I know that I gave a rather critical review of Epstein's earlier book, "Ambition" (c. 1980), but this new volume (though it addresses a related topic) is quite different. Epstein's writing here is very much of the current times, and his narrative never loses the reader's attention. Quotations are always brief and used to explain a point, not invoked merely for pedantic decoration. Rather than spending time on describing famous historical snobs (as was done in previous "snobographies" by Thackeray and the Duke of Bedford), Epstein concentrates more on exposing the practice of snobbery as it is seen in everyday life today, among his colleagues and acquaintances, in contemporary magazines, and (most insightfully) within his own thoughts. As he rightfully suspects, his detailed look at major types of snobbery lets very few people off the hook, and there is scarcely a reader out there who won't find his or her own pet version(s) of snobbery described within the book's pages. I have seen Epstein field questions from audience members during a book talk featured on C-SPAN2's "Book TV," and the identification of secret snobs through the Q&A session was remarkable. It truly "takes one to know one." For the reader who is observant and curious of snobbery today, and who is not ashamed to admit that s/he too may be a snob of sorts, this book is one to read soon.

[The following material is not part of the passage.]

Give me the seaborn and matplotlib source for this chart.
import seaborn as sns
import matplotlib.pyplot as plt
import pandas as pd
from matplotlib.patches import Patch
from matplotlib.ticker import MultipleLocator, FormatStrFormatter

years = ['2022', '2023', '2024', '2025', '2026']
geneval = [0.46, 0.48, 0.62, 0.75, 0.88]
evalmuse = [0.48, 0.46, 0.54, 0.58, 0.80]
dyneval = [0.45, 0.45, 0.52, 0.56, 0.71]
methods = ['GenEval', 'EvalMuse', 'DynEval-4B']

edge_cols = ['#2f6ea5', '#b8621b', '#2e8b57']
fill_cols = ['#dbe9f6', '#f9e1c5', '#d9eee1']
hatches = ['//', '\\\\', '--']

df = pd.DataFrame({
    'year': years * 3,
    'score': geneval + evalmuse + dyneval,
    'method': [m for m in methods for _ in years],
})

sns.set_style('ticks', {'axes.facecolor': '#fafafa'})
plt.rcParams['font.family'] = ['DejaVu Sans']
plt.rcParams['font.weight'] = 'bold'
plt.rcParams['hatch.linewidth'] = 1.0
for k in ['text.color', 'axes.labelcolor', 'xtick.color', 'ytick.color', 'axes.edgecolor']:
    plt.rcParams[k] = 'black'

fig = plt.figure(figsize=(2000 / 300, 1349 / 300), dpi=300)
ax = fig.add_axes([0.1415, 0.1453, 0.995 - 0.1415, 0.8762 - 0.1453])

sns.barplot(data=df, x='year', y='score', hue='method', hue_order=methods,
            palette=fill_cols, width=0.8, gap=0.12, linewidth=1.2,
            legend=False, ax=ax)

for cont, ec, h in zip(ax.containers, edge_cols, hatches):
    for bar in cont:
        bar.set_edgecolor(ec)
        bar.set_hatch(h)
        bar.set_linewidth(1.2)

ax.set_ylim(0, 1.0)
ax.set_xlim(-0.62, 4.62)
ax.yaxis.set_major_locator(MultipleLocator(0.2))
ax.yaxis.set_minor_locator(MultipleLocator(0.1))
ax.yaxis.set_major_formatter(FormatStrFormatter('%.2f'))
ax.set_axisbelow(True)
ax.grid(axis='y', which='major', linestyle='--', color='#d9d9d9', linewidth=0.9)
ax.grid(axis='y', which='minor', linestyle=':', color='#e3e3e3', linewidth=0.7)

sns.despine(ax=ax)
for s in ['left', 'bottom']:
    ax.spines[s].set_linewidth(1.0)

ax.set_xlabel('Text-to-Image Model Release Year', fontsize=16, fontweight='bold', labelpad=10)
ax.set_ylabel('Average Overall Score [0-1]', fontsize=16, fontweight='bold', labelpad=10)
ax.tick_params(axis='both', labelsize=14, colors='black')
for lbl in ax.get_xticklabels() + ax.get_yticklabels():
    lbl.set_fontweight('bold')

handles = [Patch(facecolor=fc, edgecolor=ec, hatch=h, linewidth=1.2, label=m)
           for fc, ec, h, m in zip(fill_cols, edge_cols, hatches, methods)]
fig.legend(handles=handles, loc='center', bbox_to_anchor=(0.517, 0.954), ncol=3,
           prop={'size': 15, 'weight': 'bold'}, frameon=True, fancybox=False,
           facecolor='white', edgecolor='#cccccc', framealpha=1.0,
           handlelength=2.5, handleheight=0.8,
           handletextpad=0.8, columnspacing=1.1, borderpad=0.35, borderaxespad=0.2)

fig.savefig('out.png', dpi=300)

18 of 22 people found the following review helpful
Equal Opportunity Snob Skewerer 9 Sep 2002
By A Customer - Published on Amazon.com
Format:Hardcover
Epstein gets extra points for being an equal-opportunity skewerer of snobs. Whereas the traditional view of Snobbery was that it was an upper-class WASP phenomenon, Epstein rightly points out the endemic snobbery among left-leaning intellectuals and the various self-appointed groups of Victims as well as the country-club set. This raises an interesting dilemna for Professor Epstein. The very people who purchase and read books about ideas are the ones most guilty of intellectual snobbery. Is it wise (or, in the long run, economically viable) to point out (at times in a not very complimentary fashion) the foibles of one's target audience?

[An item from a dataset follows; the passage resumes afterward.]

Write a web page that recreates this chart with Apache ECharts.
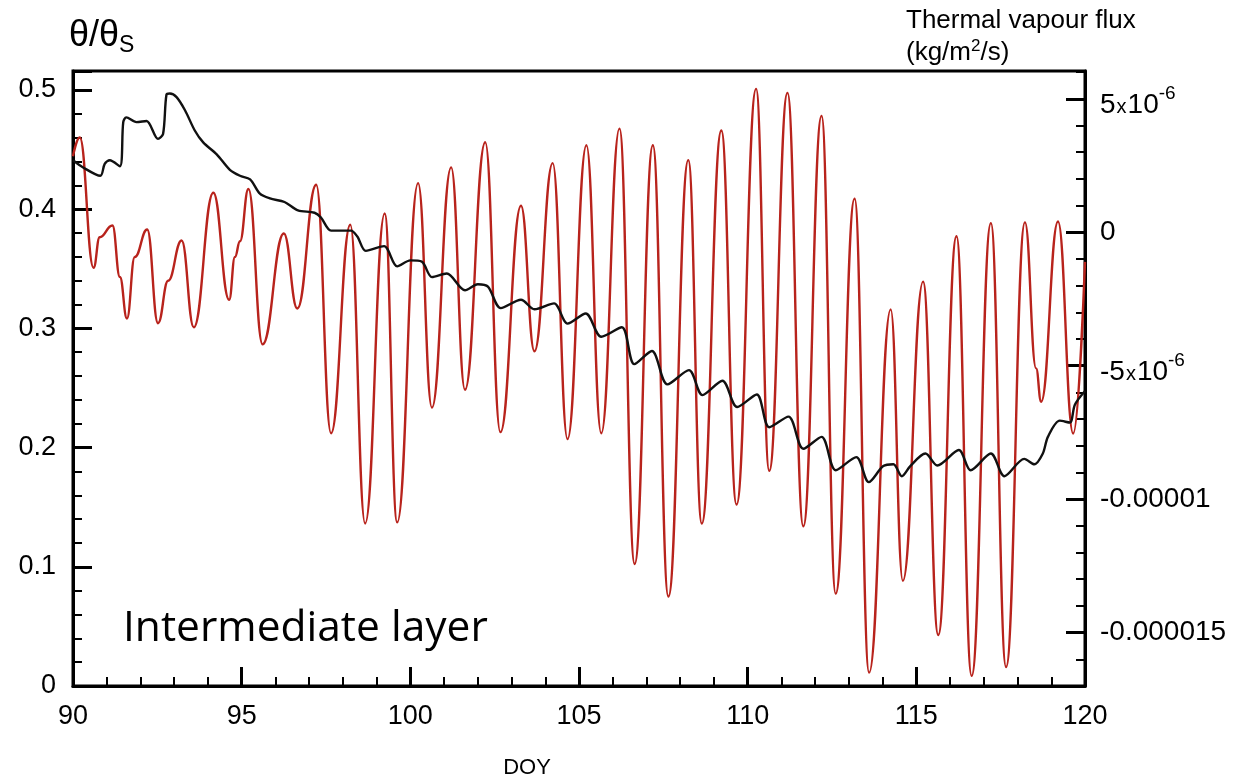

Epstein writes with humor, analytic clarity, and efficient prose.

Buy this book...but first consider if you want your own snobbery exposed to such a sharp-tongued writer.

42 of 56 people found the following review helpful
I am too good for this book. Sadly, maybe you are not. 26 Aug 2003
By Patrick McCormack - Published on Amazon.com
Format:Paperback
This is a pretty good book. Not great. Sure, he pillories the major snobbish fashions of the day. Lots of fun making fun of people who are not as sensible as you or I.

He also does a wonderful job of showing how the basis for snobbery has changed, from WASPs and elitism based on real but arbitrary standards like the name of the school you attended, or your connections to established families --- to the modern world, warped by the arbitrary winds of fashionable status, the "hotness" of market driven mania.

Still, as a reviewer of great excellence, I must say that his discussion of his attempts to overcome a life of looking down on people and to enter the "snob free zone" limps along -- does he really want us to believe that such a place exists? Who would want to go there?

So read this book if you want penetrating insights, sound social commentary, and great amusement. If those are the kinds of things that a person like YOU finds interesting. I might even have given him 5 stars, but of course, I reserve such an award for true merit, of which I am the sole judge.